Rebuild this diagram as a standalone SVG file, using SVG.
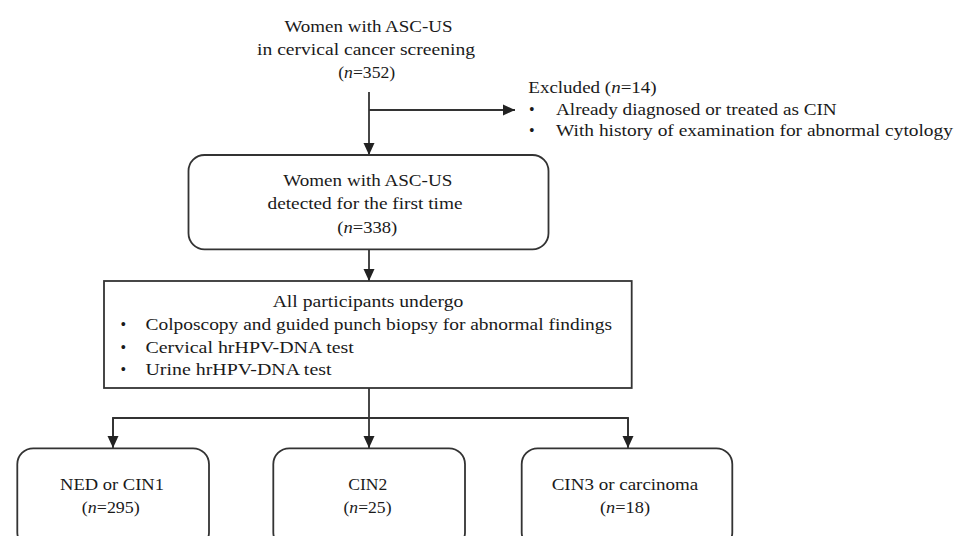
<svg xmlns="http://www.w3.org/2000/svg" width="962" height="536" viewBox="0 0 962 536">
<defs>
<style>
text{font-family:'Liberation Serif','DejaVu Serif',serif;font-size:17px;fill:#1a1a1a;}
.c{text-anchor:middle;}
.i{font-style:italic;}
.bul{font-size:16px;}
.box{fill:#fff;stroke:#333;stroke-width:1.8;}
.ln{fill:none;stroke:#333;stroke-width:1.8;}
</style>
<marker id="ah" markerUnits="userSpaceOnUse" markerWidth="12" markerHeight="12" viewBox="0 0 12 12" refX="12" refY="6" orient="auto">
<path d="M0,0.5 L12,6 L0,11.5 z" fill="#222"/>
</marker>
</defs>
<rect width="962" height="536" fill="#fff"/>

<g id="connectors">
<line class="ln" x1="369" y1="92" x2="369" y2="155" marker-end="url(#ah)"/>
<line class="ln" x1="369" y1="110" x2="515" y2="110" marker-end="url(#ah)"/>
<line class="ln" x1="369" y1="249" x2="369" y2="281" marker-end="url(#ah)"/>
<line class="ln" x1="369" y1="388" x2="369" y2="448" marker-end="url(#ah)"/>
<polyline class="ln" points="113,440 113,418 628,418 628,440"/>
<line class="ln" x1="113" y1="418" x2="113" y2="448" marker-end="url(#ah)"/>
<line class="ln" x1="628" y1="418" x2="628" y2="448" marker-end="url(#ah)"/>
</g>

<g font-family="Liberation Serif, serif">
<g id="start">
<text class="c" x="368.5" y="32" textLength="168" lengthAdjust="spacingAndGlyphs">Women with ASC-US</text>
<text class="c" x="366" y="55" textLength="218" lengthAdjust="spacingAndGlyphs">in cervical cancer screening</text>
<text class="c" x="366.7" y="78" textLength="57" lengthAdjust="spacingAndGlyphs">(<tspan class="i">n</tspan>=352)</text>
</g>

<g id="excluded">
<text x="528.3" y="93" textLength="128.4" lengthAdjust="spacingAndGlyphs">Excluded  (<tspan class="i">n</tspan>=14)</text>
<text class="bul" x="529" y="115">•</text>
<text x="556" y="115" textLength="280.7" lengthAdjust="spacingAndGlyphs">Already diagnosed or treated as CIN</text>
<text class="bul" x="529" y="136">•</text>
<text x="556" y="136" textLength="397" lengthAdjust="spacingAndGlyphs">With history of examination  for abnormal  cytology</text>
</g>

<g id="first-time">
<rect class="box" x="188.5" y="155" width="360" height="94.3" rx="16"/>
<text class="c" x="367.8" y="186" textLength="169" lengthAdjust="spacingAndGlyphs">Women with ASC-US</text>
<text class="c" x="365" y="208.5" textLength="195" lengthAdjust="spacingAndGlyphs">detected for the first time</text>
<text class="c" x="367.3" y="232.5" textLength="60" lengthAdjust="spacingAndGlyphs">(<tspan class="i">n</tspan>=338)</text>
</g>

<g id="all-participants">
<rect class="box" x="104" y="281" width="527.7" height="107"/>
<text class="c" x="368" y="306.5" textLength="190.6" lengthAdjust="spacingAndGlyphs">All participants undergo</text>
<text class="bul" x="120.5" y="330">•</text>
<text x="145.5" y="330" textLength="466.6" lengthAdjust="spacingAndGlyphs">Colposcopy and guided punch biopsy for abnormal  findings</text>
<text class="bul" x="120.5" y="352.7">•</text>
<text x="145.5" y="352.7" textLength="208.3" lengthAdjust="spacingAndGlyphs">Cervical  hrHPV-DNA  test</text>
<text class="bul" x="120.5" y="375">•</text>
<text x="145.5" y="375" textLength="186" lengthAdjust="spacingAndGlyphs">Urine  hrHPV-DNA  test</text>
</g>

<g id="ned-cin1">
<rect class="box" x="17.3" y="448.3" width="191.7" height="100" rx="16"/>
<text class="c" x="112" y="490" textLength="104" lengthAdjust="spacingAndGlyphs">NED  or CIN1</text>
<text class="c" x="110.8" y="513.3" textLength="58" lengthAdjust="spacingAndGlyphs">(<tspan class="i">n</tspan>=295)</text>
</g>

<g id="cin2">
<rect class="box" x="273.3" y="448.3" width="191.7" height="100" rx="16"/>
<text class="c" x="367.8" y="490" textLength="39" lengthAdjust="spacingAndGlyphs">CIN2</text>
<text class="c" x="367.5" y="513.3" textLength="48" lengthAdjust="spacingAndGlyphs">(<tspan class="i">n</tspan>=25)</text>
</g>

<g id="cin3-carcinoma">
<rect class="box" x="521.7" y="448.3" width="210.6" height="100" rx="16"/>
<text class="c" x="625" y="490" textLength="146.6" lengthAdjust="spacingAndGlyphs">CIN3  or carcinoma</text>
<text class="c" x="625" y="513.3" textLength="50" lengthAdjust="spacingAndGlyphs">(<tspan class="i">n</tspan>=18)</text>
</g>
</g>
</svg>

━━━━━━━━━━━━━━━━━━━━

→ **Task to complete**
Print the listing above in full, exactly as written. Omit any pictures.

→ **The result**
Rebuild this diagram as a standalone SVG file, using SVG.
<svg xmlns="http://www.w3.org/2000/svg" width="962" height="536" viewBox="0 0 962 536">
<defs>
<style>
text{font-family:'Liberation Serif','DejaVu Serif',serif;font-size:17px;fill:#1a1a1a;}
.c{text-anchor:middle;}
.i{font-style:italic;}
.bul{font-size:16px;}
.box{fill:#fff;stroke:#333;stroke-width:1.8;}
.ln{fill:none;stroke:#333;stroke-width:1.8;}
</style>
<marker id="ah" markerUnits="userSpaceOnUse" markerWidth="12" markerHeight="12" viewBox="0 0 12 12" refX="12" refY="6" orient="auto">
<path d="M0,0.5 L12,6 L0,11.5 z" fill="#222"/>
</marker>
</defs>
<rect width="962" height="536" fill="#fff"/>

<g id="connectors">
<line class="ln" x1="369" y1="92" x2="369" y2="155" marker-end="url(#ah)"/>
<line class="ln" x1="369" y1="110" x2="515" y2="110" marker-end="url(#ah)"/>
<line class="ln" x1="369" y1="249" x2="369" y2="281" marker-end="url(#ah)"/>
<line class="ln" x1="369" y1="388" x2="369" y2="448" marker-end="url(#ah)"/>
<polyline class="ln" points="113,440 113,418 628,418 628,440"/>
<line class="ln" x1="113" y1="418" x2="113" y2="448" marker-end="url(#ah)"/>
<line class="ln" x1="628" y1="418" x2="628" y2="448" marker-end="url(#ah)"/>
</g>

<g font-family="Liberation Serif, serif">
<g id="start">
<text class="c" x="368.5" y="32" textLength="168" lengthAdjust="spacingAndGlyphs">Women with ASC-US</text>
<text class="c" x="366" y="55" textLength="218" lengthAdjust="spacingAndGlyphs">in cervical cancer screening</text>
<text class="c" x="366.7" y="78" textLength="57" lengthAdjust="spacingAndGlyphs">(<tspan class="i">n</tspan>=352)</text>
</g>

<g id="excluded">
<text x="528.3" y="93" textLength="128.4" lengthAdjust="spacingAndGlyphs">Excluded  (<tspan class="i">n</tspan>=14)</text>
<text class="bul" x="529" y="115">•</text>
<text x="556" y="115" textLength="280.7" lengthAdjust="spacingAndGlyphs">Already diagnosed or treated as CIN</text>
<text class="bul" x="529" y="136">•</text>
<text x="556" y="136" textLength="397" lengthAdjust="spacingAndGlyphs">With history of examination  for abnormal  cytology</text>
</g>

<g id="first-time">
<rect class="box" x="188.5" y="155" width="360" height="94.3" rx="16"/>
<text class="c" x="367.8" y="186" textLength="169" lengthAdjust="spacingAndGlyphs">Women with ASC-US</text>
<text class="c" x="365" y="208.5" textLength="195" lengthAdjust="spacingAndGlyphs">detected for the first time</text>
<text class="c" x="367.3" y="232.5" textLength="60" lengthAdjust="spacingAndGlyphs">(<tspan class="i">n</tspan>=338)</text>
</g>

<g id="all-participants">
<rect class="box" x="104" y="281" width="527.7" height="107"/>
<text class="c" x="368" y="306.5" textLength="190.6" lengthAdjust="spacingAndGlyphs">All participants undergo</text>
<text class="bul" x="120.5" y="330">•</text>
<text x="145.5" y="330" textLength="466.6" lengthAdjust="spacingAndGlyphs">Colposcopy and guided punch biopsy for abnormal  findings</text>
<text class="bul" x="120.5" y="352.7">•</text>
<text x="145.5" y="352.7" textLength="208.3" lengthAdjust="spacingAndGlyphs">Cervical  hrHPV-DNA  test</text>
<text class="bul" x="120.5" y="375">•</text>
<text x="145.5" y="375" textLength="186" lengthAdjust="spacingAndGlyphs">Urine  hrHPV-DNA  test</text>
</g>

<g id="ned-cin1">
<rect class="box" x="17.3" y="448.3" width="191.7" height="100" rx="16"/>
<text class="c" x="112" y="490" textLength="104" lengthAdjust="spacingAndGlyphs">NED  or CIN1</text>
<text class="c" x="110.8" y="513.3" textLength="58" lengthAdjust="spacingAndGlyphs">(<tspan class="i">n</tspan>=295)</text>
</g>

<g id="cin2">
<rect class="box" x="273.3" y="448.3" width="191.7" height="100" rx="16"/>
<text class="c" x="367.8" y="490" textLength="39" lengthAdjust="spacingAndGlyphs">CIN2</text>
<text class="c" x="367.5" y="513.3" textLength="48" lengthAdjust="spacingAndGlyphs">(<tspan class="i">n</tspan>=25)</text>
</g>

<g id="cin3-carcinoma">
<rect class="box" x="521.7" y="448.3" width="210.6" height="100" rx="16"/>
<text class="c" x="625" y="490" textLength="146.6" lengthAdjust="spacingAndGlyphs">CIN3  or carcinoma</text>
<text class="c" x="625" y="513.3" textLength="50" lengthAdjust="spacingAndGlyphs">(<tspan class="i">n</tspan>=18)</text>
</g>
</g>
</svg>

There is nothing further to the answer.